Do you see? God is a God of consequences. Disobedience, apostasy, and
immorality bring judgment when "sins have abounded beyond the multitude
of thine iniquities" (vs. 15). Are you free of sin? As St. Tikhon of
Zadonsk reminds us: "our compassionate God promised to show us His grace
and mercy, but He did not promise us relief on the morrow." Pay
attention to this; wake up from complacency. Disaster comes in life;
but the Lord never deserts completely.

In times of defeat, you can experience wrath in your soul - even in your
body. Life's hammer blows are also God's judgment. However, "They that
spoil thee shall become a spoil" (vs. 16). It is God's judgment for you
and me, our nation, and all our activities when events crush us. His
anger goes forth to a fallen world: "it shall come upon the ungodly"

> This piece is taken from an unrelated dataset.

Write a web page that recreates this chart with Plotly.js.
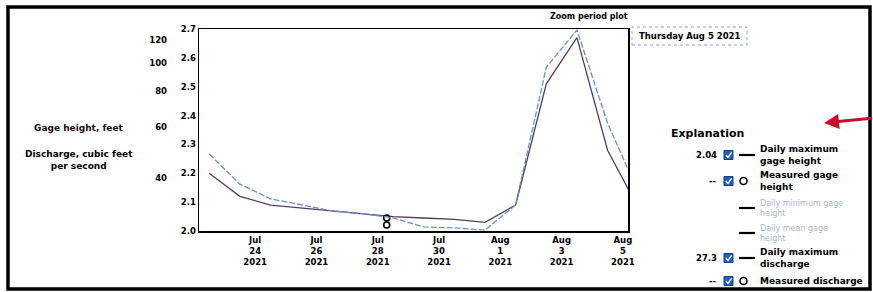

(vs. 23), for every man pursues wickedness, yet God remains faithful to
His People forever! He promises: "I will heal thee of thy grievous
wound" (vs. 17). Your sin can be removed even in moments of judgment.
"In the latter days ye shall know these things" (vs. 24). Seek God now,
today!

Teach us, O Lord, to treat all that comes to us with peace of soul and
the firm conviction that Thy will governs all. In unforeseen events,
let us not forget that all are sent by Thee.